Saturday, December 22, 2012

Gunnar Tomasson — Mainstream monetary economics and a Fool's Errand


Interesting message to gang8 from Gunnar Tomasson, Mainstream monetary economics and a Fool's Errand, on Claudio Borio's recent BIS paper.
In correspondence with Samuelson, beginning in 1977, I made the point that it was LOGICALLY impossible to integrate what Tobin referred to as the "income" and "asset" sides of the economy.

Samuelson did not challenge the point, noting only that he was "confident" that "any who were expert [in such matters] would not agree that [I] had isolated a contradiction in [his] Foundations."
Later, when I put the very same point to Tobin, he did NOT address its merits but advised that he had "now" - after a quarter century of doing otherwise - come to "like the stock-flow-stock" approach to the subject matter.

That is to say, he had given up on PROVING what Samuelson had ASSUMED/HYPOTHESIZED.

Tobin did not explain WHY he had given up on his long-time quest, but referred me to his Nobel lecture delivered in 1981.

As noted by Claudio Borio, the models of mainstream economists do NOT include money - and there is a very good, but unspoken, reason why that is so:

INCOME FLOWS, measured in money, cannot in principle be placed in a unitary conceptual framework/model with ASSETS, measured in money.
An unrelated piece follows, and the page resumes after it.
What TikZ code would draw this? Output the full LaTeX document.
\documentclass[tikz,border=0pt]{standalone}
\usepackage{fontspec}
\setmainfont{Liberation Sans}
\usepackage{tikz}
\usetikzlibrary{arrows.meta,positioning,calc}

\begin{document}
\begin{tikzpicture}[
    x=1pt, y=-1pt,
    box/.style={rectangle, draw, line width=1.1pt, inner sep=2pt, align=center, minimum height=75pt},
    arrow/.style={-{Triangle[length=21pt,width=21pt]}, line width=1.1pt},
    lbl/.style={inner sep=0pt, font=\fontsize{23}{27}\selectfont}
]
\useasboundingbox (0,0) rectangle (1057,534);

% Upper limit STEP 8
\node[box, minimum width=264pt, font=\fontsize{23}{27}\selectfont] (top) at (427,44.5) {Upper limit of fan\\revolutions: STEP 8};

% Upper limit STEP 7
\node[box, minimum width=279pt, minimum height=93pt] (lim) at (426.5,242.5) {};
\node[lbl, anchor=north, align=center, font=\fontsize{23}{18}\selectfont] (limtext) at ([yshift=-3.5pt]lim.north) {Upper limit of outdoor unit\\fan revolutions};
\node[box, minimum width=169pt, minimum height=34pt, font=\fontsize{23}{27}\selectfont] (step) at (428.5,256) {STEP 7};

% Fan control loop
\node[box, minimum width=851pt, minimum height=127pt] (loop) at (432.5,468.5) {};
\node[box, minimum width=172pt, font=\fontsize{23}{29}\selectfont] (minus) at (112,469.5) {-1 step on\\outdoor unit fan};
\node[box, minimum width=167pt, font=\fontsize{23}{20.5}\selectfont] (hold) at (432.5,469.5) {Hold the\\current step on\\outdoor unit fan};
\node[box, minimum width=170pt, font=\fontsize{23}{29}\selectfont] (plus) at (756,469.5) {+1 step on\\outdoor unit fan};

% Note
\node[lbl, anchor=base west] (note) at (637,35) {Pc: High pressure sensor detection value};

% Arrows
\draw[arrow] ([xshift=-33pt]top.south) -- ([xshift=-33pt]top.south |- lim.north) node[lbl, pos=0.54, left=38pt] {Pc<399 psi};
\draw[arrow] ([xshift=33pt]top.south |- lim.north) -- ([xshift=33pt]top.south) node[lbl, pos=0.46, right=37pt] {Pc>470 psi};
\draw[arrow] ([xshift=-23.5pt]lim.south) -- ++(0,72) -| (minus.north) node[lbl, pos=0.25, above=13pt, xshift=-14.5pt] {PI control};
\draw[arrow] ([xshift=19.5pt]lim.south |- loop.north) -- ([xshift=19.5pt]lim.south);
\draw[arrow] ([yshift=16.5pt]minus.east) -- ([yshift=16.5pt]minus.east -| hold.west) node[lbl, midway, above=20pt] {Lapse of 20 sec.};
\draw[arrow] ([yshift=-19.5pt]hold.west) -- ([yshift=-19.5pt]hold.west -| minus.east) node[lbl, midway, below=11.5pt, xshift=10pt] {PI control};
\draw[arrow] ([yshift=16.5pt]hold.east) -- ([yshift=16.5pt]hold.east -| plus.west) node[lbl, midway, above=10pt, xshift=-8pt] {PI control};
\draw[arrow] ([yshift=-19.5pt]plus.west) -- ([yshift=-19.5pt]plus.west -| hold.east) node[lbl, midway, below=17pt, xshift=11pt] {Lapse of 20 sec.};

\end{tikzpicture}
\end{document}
Economists who seek to graft money onto their macroeconomic models are attempting the impossible - both Samuelson and Tobin KNEW that there was a problem with that.

One assumed the problem away - the other tackled it valiantly for a quarter century but changed tack without ever acknowledging (to the best of my knowledge) that it was a fool's errand.
There is also a link at the bottom to an interesting post in The Economist.

1 comment:

paul meli said...

This is a claim that I have been making consistently since the day I began posting here…the money circuit is untethered from the asset side of the balance sheet and there is no way to look at them as a combined entity…the solution to any problem that includes them both becomes indeterminate.

MMT focuses on the money circuit and how it then affects the asset side. The asset side "follows" what happens on the money side and there is no feedback from the asset side that can affect the money side.